__What you need to do__
Print the records below exactly, from the line containing "Clone this chart in Plotly." down to the line containing "import plotly.graph_objects as go", both lines included, and omit every picture.

__Entries shown__
----------------------------------------
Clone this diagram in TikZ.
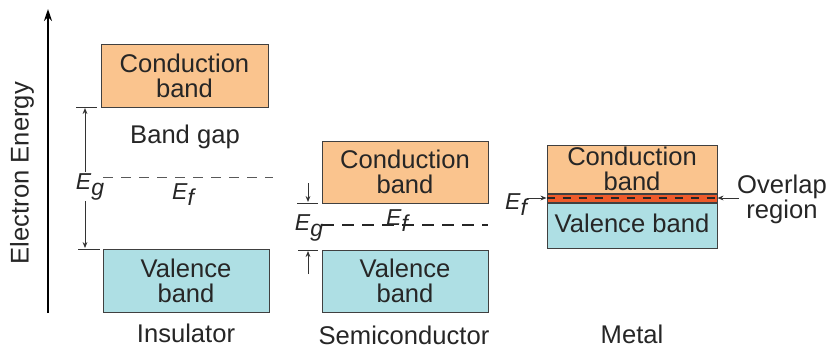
\documentclass[tikz,border=0pt]{standalone}
\usepackage{fontspec}
\setmainfont{Liberation Sans}
\usetikzlibrary{arrows.meta,positioning}

\definecolor{condfill}{HTML}{FAC48E}
\definecolor{valfill}{HTML}{AEDFE4}
\definecolor{overlapfill}{HTML}{EE5A2A}
\definecolor{boxline}{HTML}{404040}

\newcommand{\enlvl}[1]{\textit{E}\raisebox{-0.5ex}{\textit{#1}}}

\begin{document}
\begin{tikzpicture}[
    x=0.5pt, y=-0.5pt,
    every node/.style={font=\fontsize{12.8}{12.5}\selectfont, text=black!85},
    band/.style={draw=boxline, line width=0.5pt, align=center, inner sep=0pt},
    cband/.style={band, fill=condfill},
    vband/.style={band, fill=valfill},
    tick/.style={line width=0.5pt, black!80},
    gaparrow/.style={-{Stealth[length=3pt,width=2.4pt]}, line width=0.5pt, black!80},
    level/.style={font=\fontsize{11.5}{11.5}\selectfont}
]
\useasboundingbox (0,0) rectangle (829,349);

% Energy axis
\coordinate (axisbot) at (48,313);
\coordinate (axistop) at (48,9);
\draw[-{Stealth[length=6pt,width=4pt]}, line width=1.2pt] (axisbot) -- (axistop);
\node[rotate=90] (axislabel) at (22,173) {Electron Energy};

% Insulator
\node[cband, minimum width=83.5pt, minimum height=31.5pt] (icond) at (184.5,75.5) {Conduction\\band};
\node[vband, minimum width=83pt, minimum height=31.5pt] (ival) at (186,280.5) {Valence\\band};
\node (igap) at (185,137) {Band gap};
\node (ilabel) at (186,333) {Insulator};
\coordinate (it1) at (76,107);
\coordinate (it1e) at (97,107);
\coordinate (it2) at (78,249);
\coordinate (it2e) at (100,249);
\draw[tick] (it1) -- (it1e);
\draw[tick] (it2) -- (it2e);
\node[level] (ieg) at (90,187) {\enlvl{g}};
\coordinate (iarrtop) at (85,108);
\coordinate (iarrbot) at (85,248);
\draw[gaparrow] (85,172) -- (iarrtop);
\draw[gaparrow] (85,201) -- (iarrbot);
\coordinate (idash1) at (103,177);
\coordinate (idash2) at (273,177);
\draw[black!65, line width=0.5pt, dash pattern=on 5pt off 4pt] (idash1) -- (idash2);
\node[level] (ief) at (184,195) {\enlvl{f}};

% Semiconductor
\node[cband, minimum width=83pt, minimum height=31pt] (scond) at (405,172) {Conduction\\band};
\node[vband, minimum width=83pt, minimum height=31pt] (sval) at (405,281) {Valence\\band};
\node (slabel) at (404,335) {Semiconductor};
\coordinate (st1) at (297,203);
\coordinate (st1e) at (318,203);
\coordinate (st2) at (298,250);
\coordinate (st2e) at (318,250);
\draw[tick] (st1) -- (st1e);
\draw[tick] (st2) -- (st2e);
\coordinate (sarr1) at (308,183);
\coordinate (sarr1e) at (308,202);
\coordinate (sarr2) at (308,274);
\coordinate (sarr2e) at (308,251);
\draw[gaparrow] (sarr1) -- (sarr1e);
\draw[gaparrow] (sarr2) -- (sarr2e);
\node[level] (seg) at (309,228) {\enlvl{g}};
\coordinate (sdash1) at (322,225);
\coordinate (sdash2) at (488,225);
\draw[black!85, line width=1.2pt, dash pattern=on 6pt off 4pt] (sdash1) -- (sdash2);
\node[level] (sef) at (398,221) {\enlvl{f}};

% Metal
\node[cband, minimum width=85pt, minimum height=24pt] (mcond) at (632,169) {Conduction\\band};
\node[band, fill=overlapfill, minimum width=85pt, minimum height=4pt, anchor=north] (mover) at (mcond.south) {};
\node[vband, minimum width=85pt, minimum height=22.5pt, anchor=north, text depth=0pt] (mval) at (mover.south) {\raisebox{2pt}{Valence band}};
\draw[black!85, line width=1pt, dash pattern=on 4pt off 4pt] (mover.west) -- (mover.east);
\node (mlabel) at (632,334) {Metal};
\node[level] (mef) at (517,205) {\enlvl{f}};
\coordinate (mefarr) at (527,198);
\draw[gaparrow] (mefarr) -- (mover.west);
\node[align=center] (overlap) at (782,199) {Overlap\\region};
\coordinate (overarr) at (739,198);
\draw[gaparrow] (overarr) -- (mover.east);

\end{tikzpicture}
\end{document}
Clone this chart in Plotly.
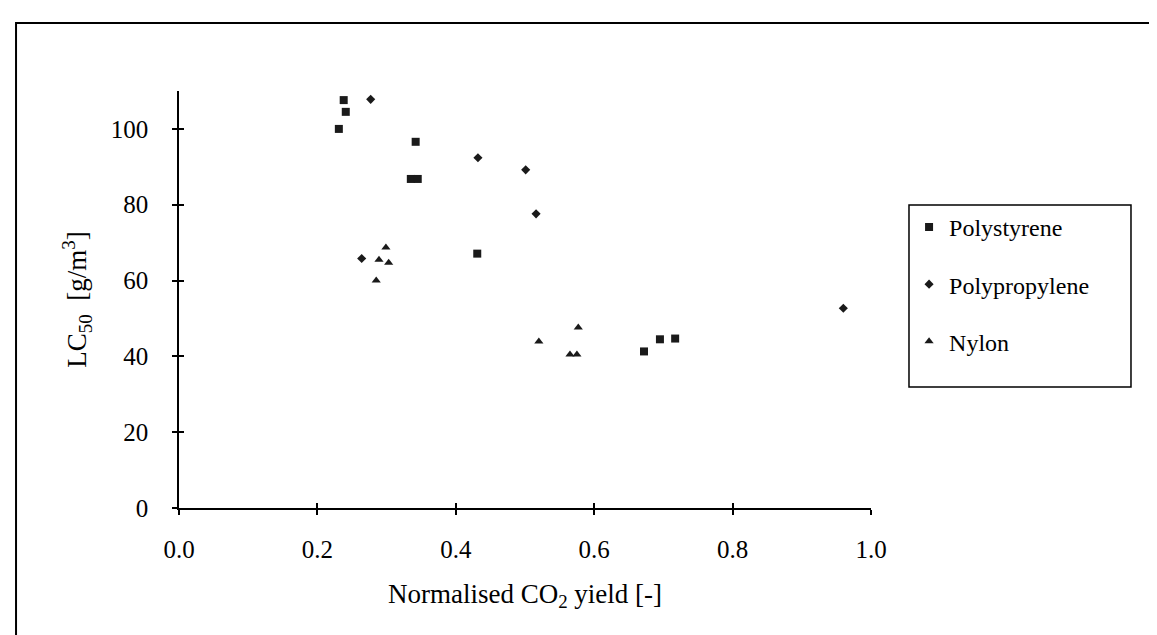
import plotly.graph_objects as go

# Polystyrene
ps_x = [0.231, 0.238, 0.241, 0.342, 0.335, 0.345, 0.431, 0.672, 0.695, 0.717]
ps_y = [100.0, 107.6, 104.5, 96.6, 86.8, 86.8, 67.1, 41.3, 44.5, 44.7]
# Polypropylene
pp_x = [0.277, 0.432, 0.501, 0.516, 0.264, 0.960]
pp_y = [107.8, 92.4, 89.2, 77.6, 65.8, 52.7]
# Nylon
ny_x = [0.299, 0.289, 0.303, 0.285, 0.520, 0.577, 0.565, 0.575]
ny_y = [68.7, 65.5, 64.7, 60.0, 43.9, 47.6, 40.5, 40.5]

x_ticks = [0, 0.2, 0.4, 0.6, 0.8, 1.0]
x_labels = ['0.0', '0.2', '0.4', '0.6', '0.8', '1.0']
y_ticks = [0, 20, 40, 60, 80, 100]

serif = "Liberation Serif"
ink = '#1a1a1a'

fig = go.Figure()
fig.add_trace(go.Scatter(x=ps_x, y=ps_y, mode='markers', name='Polystyrene', legendgroup='a',
                         marker=dict(symbol='square', size=8, color=ink)))
fig.add_trace(go.Scatter(x=pp_x, y=pp_y, mode='markers', name='Polypropylene', legendgroup='b',
                         marker=dict(symbol='diamond', size=7, color=ink)))
fig.add_trace(go.Scatter(x=ny_x, y=ny_y, mode='markers', name='Nylon', legendgroup='c',
                         marker=dict(symbol='triangle-up', size=8, color=ink)))

ax = dict(showgrid=False, zeroline=False, showline=True, linecolor='black', linewidth=1.5,
          ticks='outside', ticklen=5, tickcolor='black', tickwidth=1.5,
          tickfont=dict(family=serif, size=25, color='black'))

fig.update_layout(
    width=1157, height=635,
    margin=dict(l=171, r=294, t=83, b=135),
    paper_bgcolor='white', plot_bgcolor='white',
    font=dict(family=serif, color='black'),
    showlegend=True,
    legend=dict(x=1.055, y=0.727, xanchor='left', yanchor='top',
                borderwidth=0, bgcolor='rgba(0,0,0,0)',
                font=dict(family=serif, size=24, color='black'),
                tracegroupgap=23, entrywidth=190),
    xaxis=dict(ax, range=[0, 1.0], tickvals=x_ticks, ticktext=x_labels, ticklabelstandoff=13,
               title=dict(text='Normalised CO<sub>2</sub> yield [-]',
                          font=dict(family=serif, size=27, color='black'), standoff=22)),
    yaxis=dict(ax, range=[0, 110], tickvals=y_ticks, ticklabelstandoff=19,
               title=dict(text='LC<sub>50</sub>  [g/m<sup>3</sup>]',
                          font=dict(family=serif, size=27, color='black'), standoff=16)),
    xaxis2=dict(overlaying='x', matches='x', showline=False, showgrid=False, zeroline=False,
                ticks='inside', ticklen=5, tickcolor='black', tickwidth=1.5,
                tickvals=x_ticks, showticklabels=False, side='bottom'),
    yaxis2=dict(overlaying='y', matches='y', showline=False, showgrid=False, zeroline=False,
                ticks='inside', ticklen=5, tickcolor='black', tickwidth=1.5,
                tickvals=y_ticks, showticklabels=False, side='left'),
)
# empty trace so the inside-tick overlay axes get drawn
fig.add_trace(go.Scatter(x=[None], y=[None], xaxis='x2', yaxis='y2', showlegend=False, hoverinfo='skip'))

# legend box
fig.add_shape(type='rect', xref='paper', yref='paper', x0=1.0549, x1=1.3757, y0=0.2902, y1=0.7266,
              line=dict(color='black', width=1.5))
# outer frame round the whole chart
fig.add_shape(type='rect', xref='paper', yref='paper', x0=-0.2355, x1=1.4147, y0=-0.35, y1=1.163,
              line=dict(color='black', width=2))

fig.write_html("out.html")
----------------------------------------
__Task result__
Clone this chart in Plotly.
import plotly.graph_objects as go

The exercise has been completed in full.